* What the task requires:
Skip the pictures. Copy all the rest of the records down exactly.

* Records with drawing code:
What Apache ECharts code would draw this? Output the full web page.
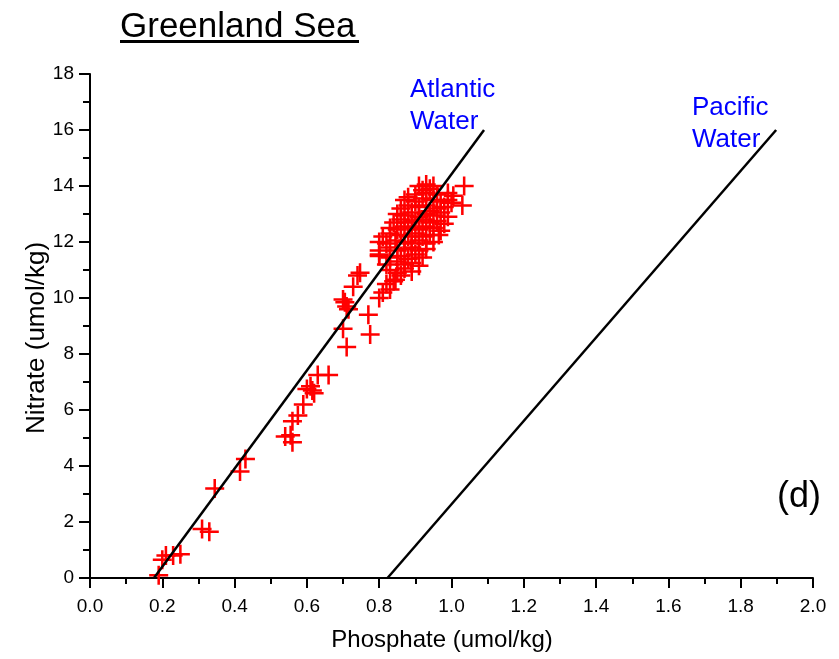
<!DOCTYPE html>
<html>
<head>
<meta charset="utf-8">
<script src="https://cdn.jsdelivr.net/npm/echarts@6/dist/echarts.min.js"></script>
<style>
  html, body { margin: 0; padding: 0; background: #fff; }
  #chart { width: 839px; height: 659px; }
</style>
</head>
<body>
<div id="chart"></div>
<script>
// Phosphate (x) and nitrate (y) samples, umol/kg
const phosphate = [
  0.19, 0.20, 0.21, 0.23, 0.25, 0.31, 0.33, 0.345, 0.415, 0.43,
  0.54, 0.555, 0.56, 0.56, 0.575, 0.59, 0.60, 0.61, 0.615, 0.62, 0.63, 0.66,
  0.70, 0.71, 0.705, 0.71, 0.715, 0.70, 0.728, 0.747, 0.74, 0.77, 0.775, 0.80, 0.81, 0.82, 0.83, 0.84, 0.80,
  0.91, 0.93, 0.95, 0.94, 0.92, 1.035,
  0.90, 0.93, 0.96, 0.99, 1.005, 0.88,
  0.87, 0.90, 0.92, 0.95, 0.97, 0.99, 1.00,
  0.86, 0.88, 0.91, 0.93, 0.96, 0.98, 1.03, 0.94,
  0.85, 0.87, 0.89, 0.91, 0.93, 0.95, 0.97, 0.99,
  0.84, 0.86, 0.88, 0.90, 0.92, 0.94, 0.96, 0.98,
  0.83, 0.85, 0.87, 0.89, 0.91, 0.93, 0.95, 0.97,
  0.81, 0.83, 0.86, 0.88, 0.90, 0.92, 0.94, 0.965,
  0.80, 0.82, 0.845, 0.87, 0.89, 0.91, 0.93, 0.95,
  0.80, 0.83, 0.85, 0.87, 0.89, 0.91, 0.93,
  0.80, 0.83, 0.86, 0.88, 0.90, 0.92,
  0.82, 0.85, 0.87, 0.89, 0.91,
  0.83, 0.85, 0.87, 0.89,
  0.845, 0.86
];
const nitrate = [
  0.1, 0.65, 0.8, 0.8, 0.85, 1.75, 1.65, 3.2, 3.8, 4.25,
  5.05, 5.1, 4.85, 5.6, 5.8, 6.2, 6.75, 6.85, 6.7, 6.6, 7.25, 7.25,
  8.9, 8.25, 9.85, 9.7, 9.6, 9.95, 10.4, 10.9, 10.8, 9.4, 8.7, 10.0, 10.2, 10.5, 10.3, 10.6, 11.5,
  14.0, 14.05, 14.0, 13.9, 13.85, 14.0,
  13.7, 13.75, 13.7, 13.75, 13.65, 13.6,
  13.5, 13.45, 13.55, 13.5, 13.45, 13.5, 13.4,
  13.2, 13.3, 13.25, 13.3, 13.2, 13.25, 13.3, 13.1,
  13.0, 12.95, 13.05, 12.9, 13.0, 12.95, 13.05, 12.9,
  12.7, 12.8, 12.7, 12.75, 12.8, 12.7, 12.75, 12.65,
  12.5, 12.45, 12.55, 12.5, 12.45, 12.55, 12.5, 12.4,
  12.2, 12.3, 12.25, 12.2, 12.3, 12.2, 12.25, 12.25,
  12.0, 11.95, 12.05, 12.0, 11.95, 12.05, 11.95, 12.0,
  11.7, 11.8, 11.7, 11.75, 11.8, 11.7, 11.75,
  11.55, 11.45, 11.5, 11.4, 11.55, 11.45,
  11.2, 11.3, 11.2, 11.25, 11.15,
  11.0, 10.9, 11.05, 10.95,
  10.65, 10.8
];

// End points of the two water-mass reference lines
const atlanticP = [0.177, 1.09];
const atlanticN = [0, 16];
const pacificP = [0.823, 1.898];
const pacificN = [0, 16];

const xTicks = ['0.0','0.2','0.4','0.6','0.8','1.0','1.2','1.4','1.6','1.8','2.0'];

const FONT = 'Liberation Sans, Arial, sans-serif';
const plusPath = 'path://M6.5,0h2v6.5h6.5v2h-6.5v6.5h-2v-6.5h-6.5v-2h6.5z';

const chart = echarts.init(document.getElementById('chart'), null, { renderer: 'canvas' });

const samples = phosphate.map((p, i) => [p, nitrate[i]]);

chart.setOption({
  animation: false,
  backgroundColor: '#ffffff',
  textStyle: { fontFamily: FONT, color: '#000' },
  grid: { left: 90, top: 74, width: 723, height: 504, containLabel: false },
  xAxis: {
    type: 'value', min: 0, max: 2, interval: 0.2,
    axisLine: { onZero: false, lineStyle: { color: '#000', width: 2 } },
    axisTick: { show: true, inside: false, length: 10, lineStyle: { color: '#000', width: 2 } },
    minorTick: { show: true, splitNumber: 2, length: 6, lineStyle: { color: '#000', width: 2 } },
    splitLine: { show: false },
    axisLabel: {
      margin: 19, fontSize: 19, color: '#000', fontFamily: FONT,
      formatter: (v) => xTicks[Math.round(v / 0.2)]
    }
  },
  yAxis: {
    type: 'value', min: 0, max: 18, interval: 2,
    axisLine: { show: true, onZero: false, lineStyle: { color: '#000', width: 2 } },
    axisTick: { show: true, inside: false, length: 11, lineStyle: { color: '#000', width: 2 } },
    minorTick: { show: true, splitNumber: 2, length: 7, lineStyle: { color: '#000', width: 2 } },
    splitLine: { show: false },
    axisLabel: { margin: 16, fontSize: 19, color: '#000', fontFamily: FONT }
  },
  series: [
    {
      name: 'Samples', type: 'scatter', data: samples,
      symbol: plusPath, symbolSize: 19,
      itemStyle: { color: '#ff0000', opacity: 1 },
      z: 2
    },
    {
      name: 'Atlantic Water', type: 'line',
      data: atlanticP.map((p, i) => [p, atlanticN[i]]),
      showSymbol: false, symbol: 'none',
      lineStyle: { color: '#000', width: 2.5 },
      z: 3
    },
    {
      name: 'Pacific Water', type: 'line',
      data: pacificP.map((p, i) => [p, pacificN[i]]),
      showSymbol: false, symbol: 'none',
      lineStyle: { color: '#000', width: 2.5 },
      z: 3
    }
  ],
  graphic: [
    {
      type: 'text', left: 120, top: 10,
      style: { text: 'Greenland Sea', fontSize: 35, fontFamily: FONT, fill: '#000' }
    },
    { type: 'rect', shape: { x: 120, y: 40, width: 239, height: 3 }, style: { fill: '#000' } },
    {
      type: 'text', x: 410, y: 74,
      style: { text: 'Atlantic\nWater', fontSize: 26, lineHeight: 32, fontFamily: FONT, fill: '#0000ff' }
    },
    {
      type: 'text', x: 692, y: 92,
      style: { text: 'Pacific\nWater', fontSize: 26, lineHeight: 32, fontFamily: FONT, fill: '#0000ff' }
    },
    {
      type: 'text', x: 821, y: 497,
      style: { text: '(d)', fontSize: 36, fontFamily: FONT, fill: '#000', align: 'right', verticalAlign: 'middle' }
    },
    {
      type: 'text', x: 442, y: 640,
      style: { text: 'Phosphate (umol/kg)', fontSize: 24, fontFamily: FONT, fill: '#000', align: 'center', verticalAlign: 'middle' }
    },
    {
      type: 'text', x: 37, y: 338, rotation: Math.PI / 2,
      style: { text: 'Nitrate (umol/kg)', fontSize: 26, fontFamily: FONT, fill: '#000', align: 'center', verticalAlign: 'middle' }
    }
  ]
});
</script>
</body>
</html>
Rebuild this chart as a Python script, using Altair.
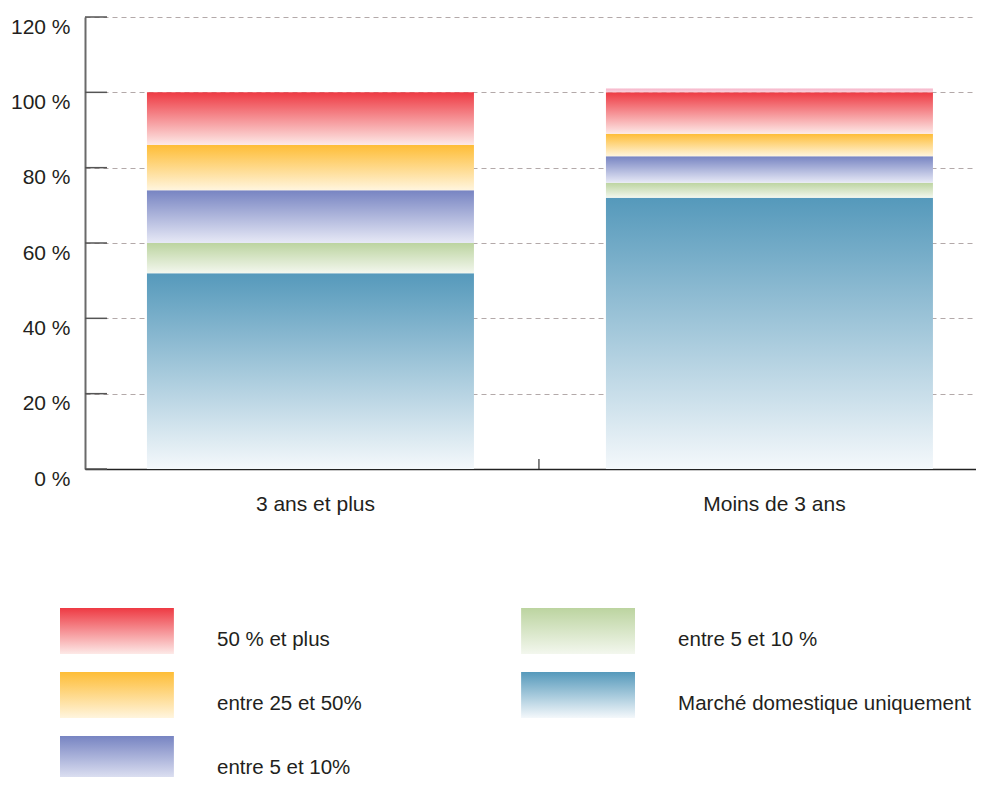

* Written solution:
What Apache ECharts code would draw this? Output the full web page.
<!DOCTYPE html>
<html>
<head>
<meta charset="utf-8">
<script src="https://cdn.jsdelivr.net/npm/echarts@6/dist/echarts.min.js"></script>
<style>
  html, body { margin: 0; padding: 0; background: #fff; }
  #chart { width: 839px; height: 659px; }
</style>
</head>
<body>
<div id="chart"></div>
<script>
// Phosphate (x) and nitrate (y) samples, umol/kg
const phosphate = [
  0.19, 0.20, 0.21, 0.23, 0.25, 0.31, 0.33, 0.345, 0.415, 0.43,
  0.54, 0.555, 0.56, 0.56, 0.575, 0.59, 0.60, 0.61, 0.615, 0.62, 0.63, 0.66,
  0.70, 0.71, 0.705, 0.71, 0.715, 0.70, 0.728, 0.747, 0.74, 0.77, 0.775, 0.80, 0.81, 0.82, 0.83, 0.84, 0.80,
  0.91, 0.93, 0.95, 0.94, 0.92, 1.035,
  0.90, 0.93, 0.96, 0.99, 1.005, 0.88,
  0.87, 0.90, 0.92, 0.95, 0.97, 0.99, 1.00,
  0.86, 0.88, 0.91, 0.93, 0.96, 0.98, 1.03, 0.94,
  0.85, 0.87, 0.89, 0.91, 0.93, 0.95, 0.97, 0.99,
  0.84, 0.86, 0.88, 0.90, 0.92, 0.94, 0.96, 0.98,
  0.83, 0.85, 0.87, 0.89, 0.91, 0.93, 0.95, 0.97,
  0.81, 0.83, 0.86, 0.88, 0.90, 0.92, 0.94, 0.965,
  0.80, 0.82, 0.845, 0.87, 0.89, 0.91, 0.93, 0.95,
  0.80, 0.83, 0.85, 0.87, 0.89, 0.91, 0.93,
  0.80, 0.83, 0.86, 0.88, 0.90, 0.92,
  0.82, 0.85, 0.87, 0.89, 0.91,
  0.83, 0.85, 0.87, 0.89,
  0.845, 0.86
];
const nitrate = [
  0.1, 0.65, 0.8, 0.8, 0.85, 1.75, 1.65, 3.2, 3.8, 4.25,
  5.05, 5.1, 4.85, 5.6, 5.8, 6.2, 6.75, 6.85, 6.7, 6.6, 7.25, 7.25,
  8.9, 8.25, 9.85, 9.7, 9.6, 9.95, 10.4, 10.9, 10.8, 9.4, 8.7, 10.0, 10.2, 10.5, 10.3, 10.6, 11.5,
  14.0, 14.05, 14.0, 13.9, 13.85, 14.0,
  13.7, 13.75, 13.7, 13.75, 13.65, 13.6,
  13.5, 13.45, 13.55, 13.5, 13.45, 13.5, 13.4,
  13.2, 13.3, 13.25, 13.3, 13.2, 13.25, 13.3, 13.1,
  13.0, 12.95, 13.05, 12.9, 13.0, 12.95, 13.05, 12.9,
  12.7, 12.8, 12.7, 12.75, 12.8, 12.7, 12.75, 12.65,
  12.5, 12.45, 12.55, 12.5, 12.45, 12.55, 12.5, 12.4,
  12.2, 12.3, 12.25, 12.2, 12.3, 12.2, 12.25, 12.25,
  12.0, 11.95, 12.05, 12.0, 11.95, 12.05, 11.95, 12.0,
  11.7, 11.8, 11.7, 11.75, 11.8, 11.7, 11.75,
  11.55, 11.45, 11.5, 11.4, 11.55, 11.45,
  11.2, 11.3, 11.2, 11.25, 11.15,
  11.0, 10.9, 11.05, 10.95,
  10.65, 10.8
];

// End points of the two water-mass reference lines
const atlanticP = [0.177, 1.09];
const atlanticN = [0, 16];
const pacificP = [0.823, 1.898];
const pacificN = [0, 16];

const xTicks = ['0.0','0.2','0.4','0.6','0.8','1.0','1.2','1.4','1.6','1.8','2.0'];

const FONT = 'Liberation Sans, Arial, sans-serif';
const plusPath = 'path://M6.5,0h2v6.5h6.5v2h-6.5v6.5h-2v-6.5h-6.5v-2h6.5z';

const chart = echarts.init(document.getElementById('chart'), null, { renderer: 'canvas' });

const samples = phosphate.map((p, i) => [p, nitrate[i]]);

chart.setOption({
  animation: false,
  backgroundColor: '#ffffff',
  textStyle: { fontFamily: FONT, color: '#000' },
  grid: { left: 90, top: 74, width: 723, height: 504, containLabel: false },
  xAxis: {
    type: 'value', min: 0, max: 2, interval: 0.2,
    axisLine: { onZero: false, lineStyle: { color: '#000', width: 2 } },
    axisTick: { show: true, inside: false, length: 10, lineStyle: { color: '#000', width: 2 } },
    minorTick: { show: true, splitNumber: 2, length: 6, lineStyle: { color: '#000', width: 2 } },
    splitLine: { show: false },
    axisLabel: {
      margin: 19, fontSize: 19, color: '#000', fontFamily: FONT,
      formatter: (v) => xTicks[Math.round(v / 0.2)]
    }
  },
  yAxis: {
    type: 'value', min: 0, max: 18, interval: 2,
    axisLine: { show: true, onZero: false, lineStyle: { color: '#000', width: 2 } },
    axisTick: { show: true, inside: false, length: 11, lineStyle: { color: '#000', width: 2 } },
    minorTick: { show: true, splitNumber: 2, length: 7, lineStyle: { color: '#000', width: 2 } },
    splitLine: { show: false },
    axisLabel: { margin: 16, fontSize: 19, color: '#000', fontFamily: FONT }
  },
  series: [
    {
      name: 'Samples', type: 'scatter', data: samples,
      symbol: plusPath, symbolSize: 19,
      itemStyle: { color: '#ff0000', opacity: 1 },
      z: 2
    },
    {
      name: 'Atlantic Water', type: 'line',
      data: atlanticP.map((p, i) => [p, atlanticN[i]]),
      showSymbol: false, symbol: 'none',
      lineStyle: { color: '#000', width: 2.5 },
      z: 3
    },
    {
      name: 'Pacific Water', type: 'line',
      data: pacificP.map((p, i) => [p, pacificN[i]]),
      showSymbol: false, symbol: 'none',
      lineStyle: { color: '#000', width: 2.5 },
      z: 3
    }
  ],
  graphic: [
    {
      type: 'text', left: 120, top: 10,
      style: { text: 'Greenland Sea', fontSize: 35, fontFamily: FONT, fill: '#000' }
    },
    { type: 'rect', shape: { x: 120, y: 40, width: 239, height: 3 }, style: { fill: '#000' } },
    {
      type: 'text', x: 410, y: 74,
      style: { text: 'Atlantic\nWater', fontSize: 26, lineHeight: 32, fontFamily: FONT, fill: '#0000ff' }
    },
    {
      type: 'text', x: 692, y: 92,
      style: { text: 'Pacific\nWater', fontSize: 26, lineHeight: 32, fontFamily: FONT, fill: '#0000ff' }
    },
    {
      type: 'text', x: 821, y: 497,
      style: { text: '(d)', fontSize: 36, fontFamily: FONT, fill: '#000', align: 'right', verticalAlign: 'middle' }
    },
    {
      type: 'text', x: 442, y: 640,
      style: { text: 'Phosphate (umol/kg)', fontSize: 24, fontFamily: FONT, fill: '#000', align: 'center', verticalAlign: 'middle' }
    },
    {
      type: 'text', x: 37, y: 338, rotation: Math.PI / 2,
      style: { text: 'Nitrate (umol/kg)', fontSize: 26, fontFamily: FONT, fill: '#000', align: 'center', verticalAlign: 'middle' }
    }
  ]
});
</script>
</body>
</html>
Rebuild this chart as a Python script, using Altair.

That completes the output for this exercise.